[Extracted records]
★ ★ ★ ★ ★ ★ ★
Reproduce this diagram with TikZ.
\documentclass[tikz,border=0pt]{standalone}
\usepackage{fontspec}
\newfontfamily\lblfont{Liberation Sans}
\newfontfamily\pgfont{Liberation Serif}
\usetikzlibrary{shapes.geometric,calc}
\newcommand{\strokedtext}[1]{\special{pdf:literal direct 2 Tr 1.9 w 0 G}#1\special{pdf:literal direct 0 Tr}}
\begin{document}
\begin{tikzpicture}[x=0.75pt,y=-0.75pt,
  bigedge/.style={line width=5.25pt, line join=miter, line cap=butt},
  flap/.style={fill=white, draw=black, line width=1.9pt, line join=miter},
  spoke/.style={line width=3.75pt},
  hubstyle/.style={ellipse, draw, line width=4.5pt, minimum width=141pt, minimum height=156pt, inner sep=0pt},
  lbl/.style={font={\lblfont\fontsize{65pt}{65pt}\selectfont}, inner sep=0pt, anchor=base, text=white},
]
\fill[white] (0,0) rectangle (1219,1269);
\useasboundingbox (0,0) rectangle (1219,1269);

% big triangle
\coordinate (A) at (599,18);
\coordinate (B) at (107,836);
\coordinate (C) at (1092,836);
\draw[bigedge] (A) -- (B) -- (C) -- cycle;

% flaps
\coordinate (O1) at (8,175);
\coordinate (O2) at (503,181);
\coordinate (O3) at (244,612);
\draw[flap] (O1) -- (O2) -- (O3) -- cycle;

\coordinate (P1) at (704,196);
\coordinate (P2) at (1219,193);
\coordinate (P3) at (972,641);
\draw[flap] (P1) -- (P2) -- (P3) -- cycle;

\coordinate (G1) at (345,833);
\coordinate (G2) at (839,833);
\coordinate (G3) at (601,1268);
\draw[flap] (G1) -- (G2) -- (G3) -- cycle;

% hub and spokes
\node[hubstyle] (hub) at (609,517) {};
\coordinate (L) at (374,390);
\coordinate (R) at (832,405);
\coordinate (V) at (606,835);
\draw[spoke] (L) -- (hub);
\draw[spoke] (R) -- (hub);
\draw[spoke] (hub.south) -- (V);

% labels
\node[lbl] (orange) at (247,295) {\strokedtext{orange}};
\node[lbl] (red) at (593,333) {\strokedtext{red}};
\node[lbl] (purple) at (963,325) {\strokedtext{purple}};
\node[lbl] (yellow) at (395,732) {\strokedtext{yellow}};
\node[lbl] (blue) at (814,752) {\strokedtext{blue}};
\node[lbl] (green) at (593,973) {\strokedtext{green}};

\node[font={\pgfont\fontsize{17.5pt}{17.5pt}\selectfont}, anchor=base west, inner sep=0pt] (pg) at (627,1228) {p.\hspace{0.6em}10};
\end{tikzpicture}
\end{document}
★ ★ ★ ★ ★ ★ ★
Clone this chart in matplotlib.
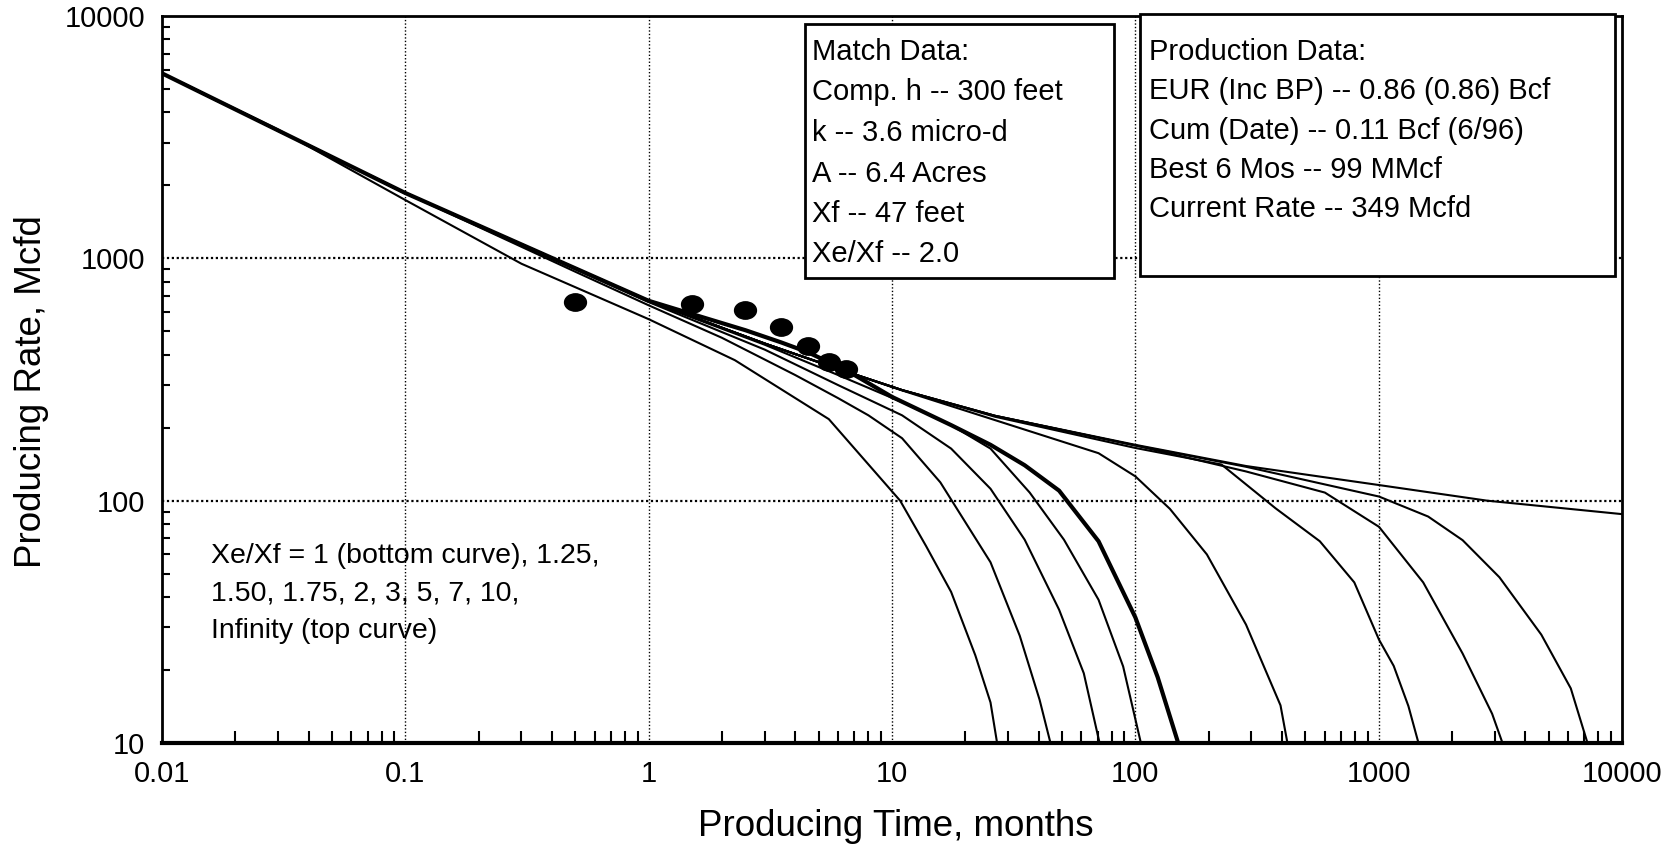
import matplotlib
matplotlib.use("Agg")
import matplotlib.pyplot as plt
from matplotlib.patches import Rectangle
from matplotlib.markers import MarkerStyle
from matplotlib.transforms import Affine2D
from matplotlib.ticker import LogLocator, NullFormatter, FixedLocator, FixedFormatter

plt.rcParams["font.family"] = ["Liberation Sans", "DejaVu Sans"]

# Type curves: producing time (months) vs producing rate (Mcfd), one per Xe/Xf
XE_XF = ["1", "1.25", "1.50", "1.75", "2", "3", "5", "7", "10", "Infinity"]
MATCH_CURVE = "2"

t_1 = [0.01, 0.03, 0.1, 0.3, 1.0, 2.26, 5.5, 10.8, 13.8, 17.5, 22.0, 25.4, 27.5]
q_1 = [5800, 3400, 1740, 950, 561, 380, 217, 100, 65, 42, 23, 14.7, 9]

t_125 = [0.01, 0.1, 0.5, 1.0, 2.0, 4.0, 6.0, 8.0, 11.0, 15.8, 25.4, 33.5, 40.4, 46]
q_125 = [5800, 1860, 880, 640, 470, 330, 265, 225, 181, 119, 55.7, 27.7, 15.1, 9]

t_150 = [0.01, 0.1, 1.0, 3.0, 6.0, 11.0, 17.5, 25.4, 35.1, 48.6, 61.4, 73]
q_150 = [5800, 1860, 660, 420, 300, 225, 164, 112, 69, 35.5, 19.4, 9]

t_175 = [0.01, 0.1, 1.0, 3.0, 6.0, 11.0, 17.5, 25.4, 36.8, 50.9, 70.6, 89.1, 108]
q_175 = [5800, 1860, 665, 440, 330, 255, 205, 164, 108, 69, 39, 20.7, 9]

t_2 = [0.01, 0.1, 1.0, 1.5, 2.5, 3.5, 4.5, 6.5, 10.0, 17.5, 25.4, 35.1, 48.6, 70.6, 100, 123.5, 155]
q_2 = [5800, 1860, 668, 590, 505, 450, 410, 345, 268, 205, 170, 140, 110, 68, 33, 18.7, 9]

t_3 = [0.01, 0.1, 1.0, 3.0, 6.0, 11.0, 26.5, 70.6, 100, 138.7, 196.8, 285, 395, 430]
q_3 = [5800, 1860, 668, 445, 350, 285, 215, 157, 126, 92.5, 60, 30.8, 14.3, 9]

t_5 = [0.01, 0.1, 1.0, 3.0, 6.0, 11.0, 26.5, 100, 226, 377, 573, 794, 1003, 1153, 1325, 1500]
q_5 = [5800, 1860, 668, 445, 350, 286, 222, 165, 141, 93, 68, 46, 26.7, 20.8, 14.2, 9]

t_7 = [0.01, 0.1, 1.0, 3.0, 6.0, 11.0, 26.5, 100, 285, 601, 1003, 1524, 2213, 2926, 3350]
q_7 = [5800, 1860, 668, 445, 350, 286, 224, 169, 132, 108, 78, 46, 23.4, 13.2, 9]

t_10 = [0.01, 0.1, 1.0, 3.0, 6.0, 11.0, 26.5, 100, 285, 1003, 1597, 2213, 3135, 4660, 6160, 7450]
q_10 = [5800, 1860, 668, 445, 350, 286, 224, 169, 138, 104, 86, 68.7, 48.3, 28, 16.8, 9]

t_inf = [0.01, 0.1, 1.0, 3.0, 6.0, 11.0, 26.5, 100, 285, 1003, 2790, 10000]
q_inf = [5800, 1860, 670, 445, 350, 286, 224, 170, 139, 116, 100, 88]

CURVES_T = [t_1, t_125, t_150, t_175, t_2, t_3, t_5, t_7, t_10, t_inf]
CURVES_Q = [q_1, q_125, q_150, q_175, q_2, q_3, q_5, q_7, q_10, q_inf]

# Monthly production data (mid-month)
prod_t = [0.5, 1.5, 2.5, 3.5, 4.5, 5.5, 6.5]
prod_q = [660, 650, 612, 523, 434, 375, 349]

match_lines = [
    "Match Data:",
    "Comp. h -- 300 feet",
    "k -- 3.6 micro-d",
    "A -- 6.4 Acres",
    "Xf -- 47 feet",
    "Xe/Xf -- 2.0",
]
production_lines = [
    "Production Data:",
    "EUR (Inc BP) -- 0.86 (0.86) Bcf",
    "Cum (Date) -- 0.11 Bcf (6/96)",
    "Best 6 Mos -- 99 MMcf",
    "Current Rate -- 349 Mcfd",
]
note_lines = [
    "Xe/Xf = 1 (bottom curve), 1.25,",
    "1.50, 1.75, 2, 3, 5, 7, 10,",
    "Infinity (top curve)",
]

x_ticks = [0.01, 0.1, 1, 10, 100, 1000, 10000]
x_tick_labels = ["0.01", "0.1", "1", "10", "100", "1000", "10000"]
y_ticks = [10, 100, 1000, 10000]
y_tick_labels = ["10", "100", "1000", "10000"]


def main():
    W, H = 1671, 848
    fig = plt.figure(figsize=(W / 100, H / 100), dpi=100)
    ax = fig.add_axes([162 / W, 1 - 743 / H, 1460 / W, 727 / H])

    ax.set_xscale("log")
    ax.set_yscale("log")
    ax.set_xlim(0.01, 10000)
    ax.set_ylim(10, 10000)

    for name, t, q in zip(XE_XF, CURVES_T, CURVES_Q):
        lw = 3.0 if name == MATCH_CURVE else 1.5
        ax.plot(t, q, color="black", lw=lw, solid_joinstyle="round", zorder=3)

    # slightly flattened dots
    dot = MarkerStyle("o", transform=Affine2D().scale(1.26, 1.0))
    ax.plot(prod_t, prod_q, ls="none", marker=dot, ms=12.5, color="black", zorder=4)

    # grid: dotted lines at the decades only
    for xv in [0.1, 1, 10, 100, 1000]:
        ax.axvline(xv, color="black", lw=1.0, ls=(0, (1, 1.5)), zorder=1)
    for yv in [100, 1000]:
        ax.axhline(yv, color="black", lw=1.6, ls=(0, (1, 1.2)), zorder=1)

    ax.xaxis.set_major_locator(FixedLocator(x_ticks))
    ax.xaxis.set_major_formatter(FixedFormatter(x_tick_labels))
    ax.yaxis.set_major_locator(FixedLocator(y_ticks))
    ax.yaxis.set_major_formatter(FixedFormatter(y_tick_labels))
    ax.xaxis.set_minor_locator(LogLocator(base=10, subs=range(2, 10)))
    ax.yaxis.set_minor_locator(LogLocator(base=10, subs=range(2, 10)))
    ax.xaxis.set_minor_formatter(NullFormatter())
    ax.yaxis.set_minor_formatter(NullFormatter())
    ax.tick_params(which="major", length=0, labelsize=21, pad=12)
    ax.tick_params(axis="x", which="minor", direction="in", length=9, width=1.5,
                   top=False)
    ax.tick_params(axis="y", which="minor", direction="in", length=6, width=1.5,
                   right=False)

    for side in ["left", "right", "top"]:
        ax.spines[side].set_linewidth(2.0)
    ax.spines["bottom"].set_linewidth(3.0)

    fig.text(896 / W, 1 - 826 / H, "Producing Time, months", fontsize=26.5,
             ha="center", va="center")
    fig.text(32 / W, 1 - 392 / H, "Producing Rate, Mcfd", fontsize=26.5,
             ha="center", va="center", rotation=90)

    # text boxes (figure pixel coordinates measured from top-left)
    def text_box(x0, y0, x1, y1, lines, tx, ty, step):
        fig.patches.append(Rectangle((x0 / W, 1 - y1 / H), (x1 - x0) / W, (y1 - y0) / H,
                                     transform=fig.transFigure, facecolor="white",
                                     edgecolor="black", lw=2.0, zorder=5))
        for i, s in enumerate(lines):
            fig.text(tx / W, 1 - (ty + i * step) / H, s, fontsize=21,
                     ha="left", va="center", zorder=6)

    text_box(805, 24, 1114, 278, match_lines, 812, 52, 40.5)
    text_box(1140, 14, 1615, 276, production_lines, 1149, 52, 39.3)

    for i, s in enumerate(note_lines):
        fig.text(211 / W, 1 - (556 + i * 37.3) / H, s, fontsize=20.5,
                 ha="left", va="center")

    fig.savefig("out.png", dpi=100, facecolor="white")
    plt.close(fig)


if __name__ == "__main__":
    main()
★ ★ ★ ★ ★ ★ ★
__Challenge__: Read the entries and show each line that mentions "matplotlib".

__Full response__:
Clone this chart in matplotlib.
import matplotlib
matplotlib.use("Agg")
import matplotlib.pyplot as plt
from matplotlib.patches import Rectangle
from matplotlib.markers import MarkerStyle
from matplotlib.transforms import Affine2D
from matplotlib.ticker import LogLocator, NullFormatter, FixedLocator, FixedFormatter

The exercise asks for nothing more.